What is Human Papilloma Virus?
Human Papilloma virus also known as HPV, is the most common viral infection of the reproductive tract. The HPV is quite different from herpes. Most sexually active individuals can be infected at some point in their lives and some may be repeatedly infected. The HPV has over 150 types of virus that can cause different infections. These viruses can affect different parts of the body such as the mouth, tongue, penis, anus, testicles, groin, cervix, and the thighs. Although, the HPV is mostly spread through vaginal, oral and anal sex, it could also be contacted when your skin comes into contact with someone who already has the virus.
How does HPV spreads?
HPV is easily spread through sexual intercourse with someone who is infected. It is mostly spread during vaginal, anal or oral sex. The virus can be spread even when an infected individual has no symptoms or signs. Having multiple sex partner, increases in rate at which the virus spreads. HPV can still spread even when there is no penetration during sexual intercourse. Most times, symptoms can develop years after having intercourse with someone who has the virus.
Symptoms of HPV
Some HPV symptoms may appear years after the initial infection. Some types of HPV causes warts to form, while others can increase the risk of cancer. The virus can cause genital warts.
A person may have skin bump, a cluster of bumps, or stem-like protrusions. These warts can range in size and appearance either large or small, flat or cauliflower-shaped. They may be white, pink, red, purplish-brown, or skin-colored. They can form on the vulva, cervix, penis or scrotum, anus, groin area. These warts can cause discomfort such as itching, burning or more.
Can HPV lead to cancer?
Most people infected with HPV do not develop cancer, but if ones immune system is weak, the infection can increase the risk. A high-risk strain of HPV can change the way that cells react with each other, and this can cause them to grow abnormally.
The immune system provides immunity and fight unwanted cells in your body.
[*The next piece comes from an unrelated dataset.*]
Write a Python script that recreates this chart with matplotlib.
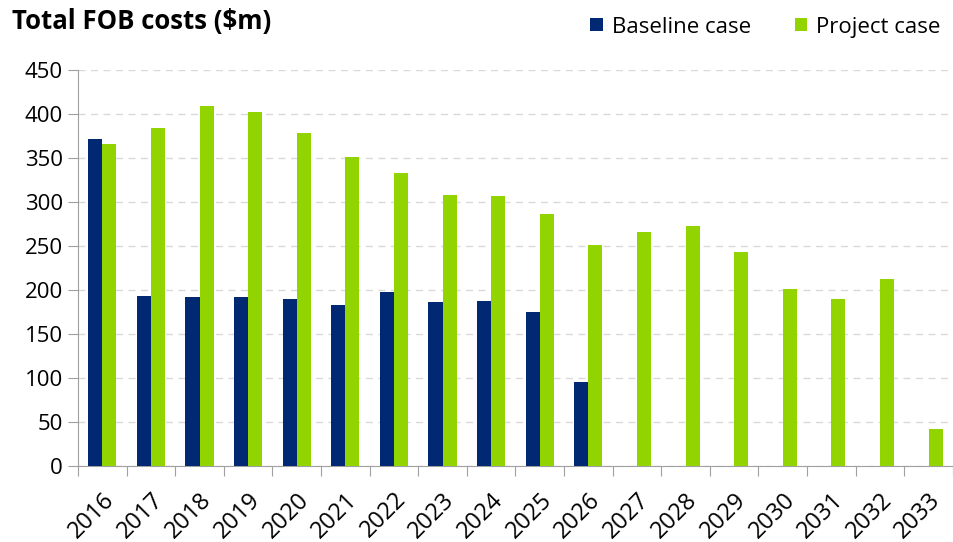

However, if the immune system is unable to do so, the cells can stay and continue to grow in the body, which in time, lead to cancer. According to National Cancer Institute (NCI), It may take 10 to 20 years for a tumor to develop.
In the United States, around 3% and 2% of all cancers in females and males respectively, stem from HPV.
The infection can increase the risk of developing cancer of the cervix, vulva, vagina, penis, anus and oropharynx, includng the base of the tongue and the tonsils.
How to avoid been infected
Few things you can do to help prevent HPV:
- Get the HPV vaccine to prevent HPV cancers, genital warts and and encourage your partner to do the same.
- Consider abstinence if you’re not ready or Don’t want to have sex.
- Don’t start having sex too young.
- Limit your number of sexual partners, at any age.
- For every sexual encounter, use condoms.
- Circumcision may lower your risk, for men.
- Strengthen your immune system by adopting a healthy lifestyle.
Treatment for HPV
Recently, there is no treatment for HPV, they go away on their own. The doctor in charge will likely want you to come for repeat testing in a year to see if the HPV infection persists and if any cell changes have developed that need further follow-up.
Though, genital warts can be treated with prescription medications, burning with an electrical current, or freezing with liquid nitrogen. But, getting rid of the warts does not treat the virus itself, and the warts may return.
Precancerous cells can be removed through a short procedure that’s performed at your doctor’s office. Methods such as chemotherapy, radiation therapy, or surgery may be use to treat cancers that develop from HPV. Though, multiple methods may be used sometimes.
However, there isn’t any medically-supported natural treatments available for HPV infection.
Routine screening for HPV and cervical cancer is important for identifying, monitoring, and treating health problems that may result from HPV infection.